Not later than the fifth Business Day following receipt of all proceeds of
sale of the Securities, the Trustee shall:
(a) deduct from the Income Account of such Trust or, to the extent that
funds are not available in such Account of such Trust, from the Capital Account
of such Trust, and pay to itself individually an amount equal to the sum of (i)

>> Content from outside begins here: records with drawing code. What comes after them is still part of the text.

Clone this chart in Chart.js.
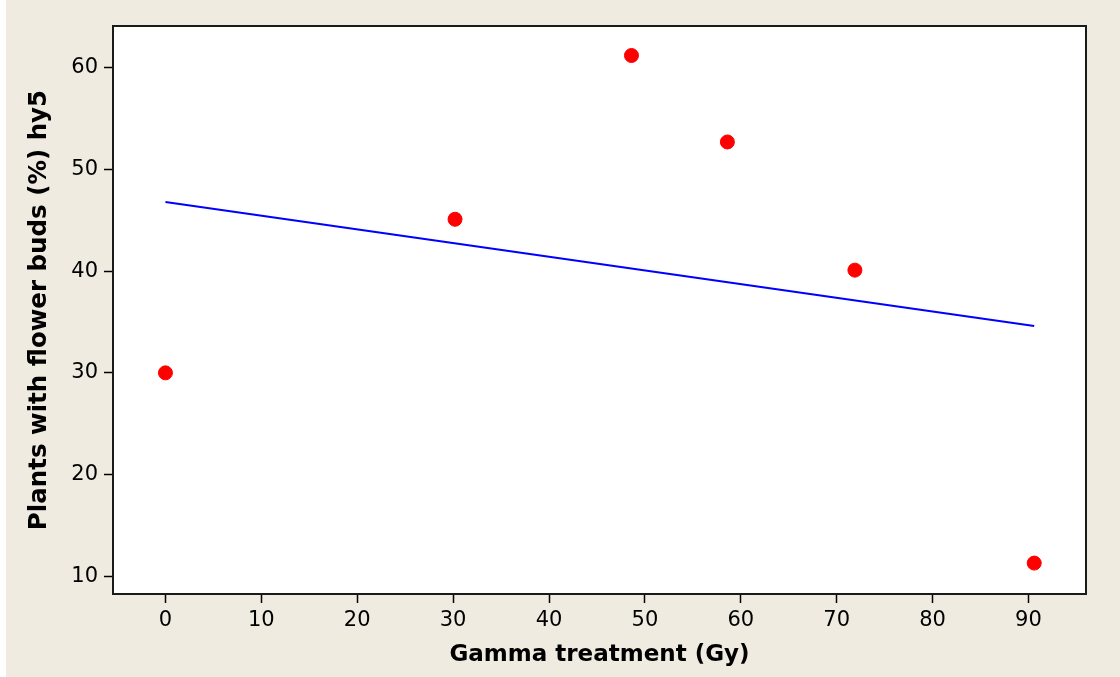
<!DOCTYPE html>
<html>
<head>
<meta charset="utf-8">
<script src="https://cdn.jsdelivr.net/npm/chart.js@4.4.1/dist/chart.umd.min.js"></script>
<style>
  html, body { margin: 0; padding: 0; background: #ffffff; }
  #wrap { position: absolute; left: 6px; top: 0; width: 1114px; height: 677px; }
</style>
</head>
<body>
<div id="wrap"><canvas id="gammaChart"></canvas></div>
<script>
// gamma dose (Gy) and % of plants with flower buds, hy5
var doseGy = [0, 30.2, 48.6, 58.6, 71.9, 90.6];
var budsPct = [30.0, 45.1, 61.2, 52.7, 40.1, 11.3];

// fitted regression line end points
var fitX = [0, 90.6];
var fitY = [46.8, 34.6];

var xTicks = [0, 10, 20, 30, 40, 50, 60, 70, 80, 90];
var yTicks = [10, 20, 30, 40, 50, 60];

var bgColor = "#efebe1";

var scatterPoints = [];
for (var i = 0; i < doseGy.length; i++) {
  scatterPoints.push({ x: doseGy[i], y: budsPct[i] });
}
var fitPoints = [];
for (var j = 0; j < fitX.length; j++) {
  fitPoints.push({ x: fitX[j], y: fitY[j] });
}

// beige page, white plot area and black frame around it
var frame = {
  id: "frame",
  beforeDraw: function(chart) {
    var ctx = chart.ctx;
    var a = chart.chartArea;
    ctx.save();
    ctx.fillStyle = bgColor;
    ctx.fillRect(0, 0, chart.width, chart.height);
    ctx.fillStyle = "#ffffff";
    ctx.fillRect(a.left, a.top, a.right - a.left, a.bottom - a.top);
    ctx.restore();
  },
  afterDraw: function(chart) {
    var ctx = chart.ctx;
    var a = chart.chartArea;
    ctx.save();
    ctx.strokeStyle = "#1a1a1a";
    ctx.lineWidth = 2;
    ctx.strokeRect(a.left, a.top, a.right - a.left, a.bottom - a.top);
    ctx.restore();
  }
};

var tickFont = { family: "'DejaVu Sans', sans-serif", size: 21 };
var xTitleFont = { family: "'DejaVu Sans', sans-serif", size: 23, weight: "bold" };
var yTitleFont = { family: "'DejaVu Sans', sans-serif", size: 24.5, weight: "bold" };

var ctx = document.getElementById("gammaChart").getContext("2d");
var chart = new Chart(ctx, {
  type: "scatter",
  data: {
    datasets: [{
      type: "line",
      data: fitPoints,
      borderColor: "#0000ff",
      borderWidth: 2,
      pointRadius: 0,
      fill: false,
      order: 2
    }, {
      data: scatterPoints,
      backgroundColor: "#ff0000",
      borderColor: "#ff0000",
      pointRadius: 7,
      pointHoverRadius: 7,
      order: 1
    }]
  },
  options: {
    responsive: true,
    maintainAspectRatio: false,
    animation: false,
    events: [],
    layout: { padding: { left: 0, top: 26, right: 34, bottom: 0 } },
    plugins: {
      legend: { display: false },
      tooltip: { enabled: false }
    },
    scales: {
      x: {
        type: "linear",
        min: -5.47,
        max: 96.0,
        afterBuildTicks: function(scale) {
          scale.ticks = xTicks.map(function(v) { return { value: v }; });
        },
        afterFit: function(scale) { scale.height = 83; },
        grid: { drawOnChartArea: false, drawTicks: true, tickLength: 9, tickColor: "#000", tickWidth: 1.5 },
        border: { display: false },
        ticks: { color: "#000", font: tickFont, padding: 5, maxRotation: 0 },
        title: {
          display: true,
          text: "Gamma treatment (Gy)",
          color: "#000",
          font: xTitleFont,
          padding: { top: 0, bottom: 8 }
        }
      },
      y: {
        type: "linear",
        min: 8.26,
        max: 64.1,
        afterBuildTicks: function(scale) {
          scale.ticks = yTicks.map(function(v) { return { value: v }; });
        },
        afterFit: function(scale) { scale.width = 107; },
        grid: { drawOnChartArea: false, drawTicks: true, tickLength: 9, tickColor: "#000", tickWidth: 1.5 },
        border: { display: false },
        ticks: { color: "#000", font: tickFont, padding: 6 },
        title: {
          display: true,
          text: "Plants with flower buds (%) hy5",
          color: "#000",
          font: yTitleFont,
          padding: { top: 19, bottom: 0 }
        }
      }
    }
  },
  plugins: [frame]
});
</script>
</body>
</html>
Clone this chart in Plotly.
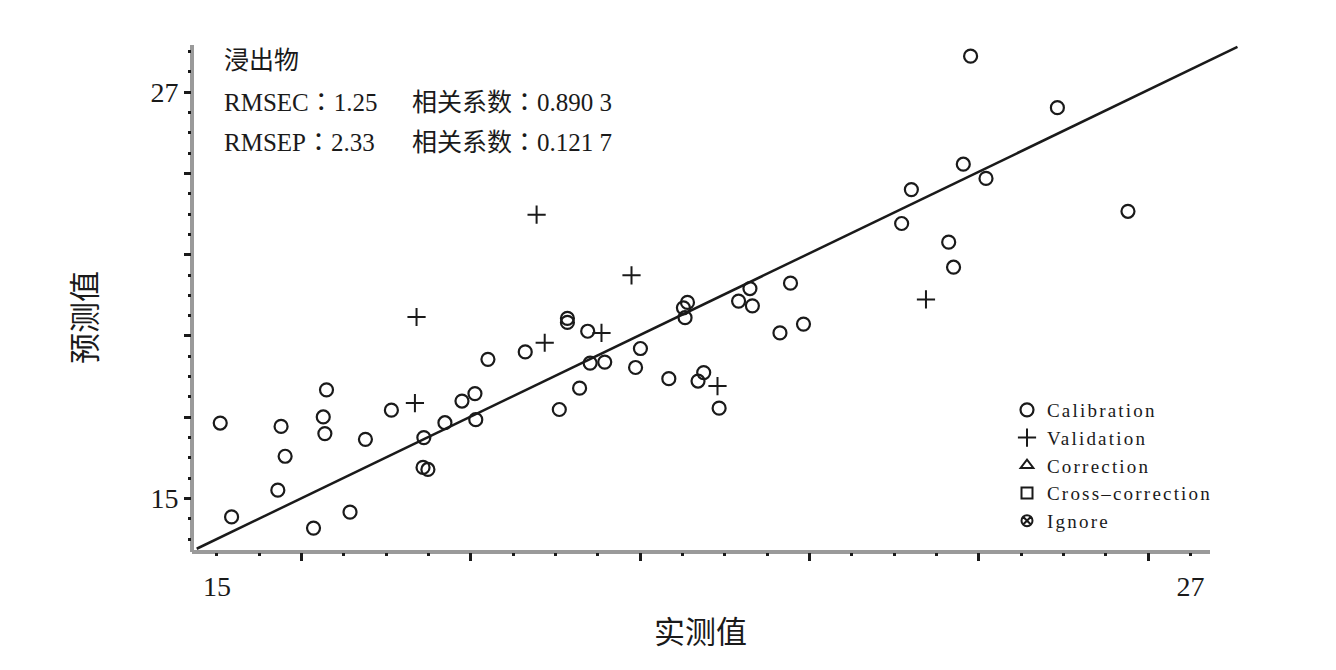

its accrued compensation for its ordinary recurring services, (ii) any
compensation due it for its extraordinary services in connection with such
Trust, and (iii) any costs, expenses or indemnities in connection with such
Trust as provided herein;
(b) deduct from the Income Account of such Trust or, to the extent that
funds are not available in such Account, from the Capital Account of such Trust,
and pay accrued and unpaid fees of the Depositor, the Supervisor and counsel in
connection with such Trust, if any;
(c) deduct from the Income Account of such Trust or the Capital Account of
such Trust any amounts which may be required to be deposited in the Reserve
Account and any other amounts which may be required to meet expenses incurred
under this Indenture in connection with such Trust;
(d) make final distributions from such Trust, against surrender for
cancellation of all of each Unitholder's Certificate or Certificates, if issued,
as follows:
(i) to each Unitholder, such Unitholder's pro rata share of the cash
balances of the Income and Capital Accounts; and
(ii) on the conditions set forth in Section 3.04 hereof, to each Unitholder
such Unitholder's pro rata share of the balance of the Reserve Account; and
(e) within 60 days after the distribution to each Unitholder as provided
for in (d), furnish to each such Unitholder a final distribution statement,
setting forth the data and information in substantially the form and manner
provided for in Section 3.06 hereof.
The Trustee shall be under no liability with respect to moneys held by it
in the Income, Reserve and Capital Accounts of a Trust upon termination except
to hold the same in trust within the meaning of the Investment Company Act of
1940, without interest until disposed of in accordance with the terms of this
Indenture."
IN WITNESS WHEREOF, the undersigned have caused this Trust Agreement to be
executed; all as of the day, month and year first above written.
XXX XXXXXX FUNDS INC.
By: /s/ XXXX X. XXXXXXX
-------------------------------------------------
Executive Director
XXX XXXXXX ASSET MANAGEMENT
By: /s/ XXXX X. XXXXXXX
-------------------------------------------------
Executive Director
THE BANK OF NEW YORK MELLON
By: /s/ XXXXXXX XXXXXX
-------------------------------------------------
Assistant Vice President
SCHEDULE A TO TRUST AGREEMENT
SECURITIES INITIALLY DEPOSITED
IN
XXX XXXXXX UNIT TRUSTS, SERIES 853
[Incorporated herein by this reference and made a part hereof is
each "Portfolio" schedule as set forth in the Prospectus.]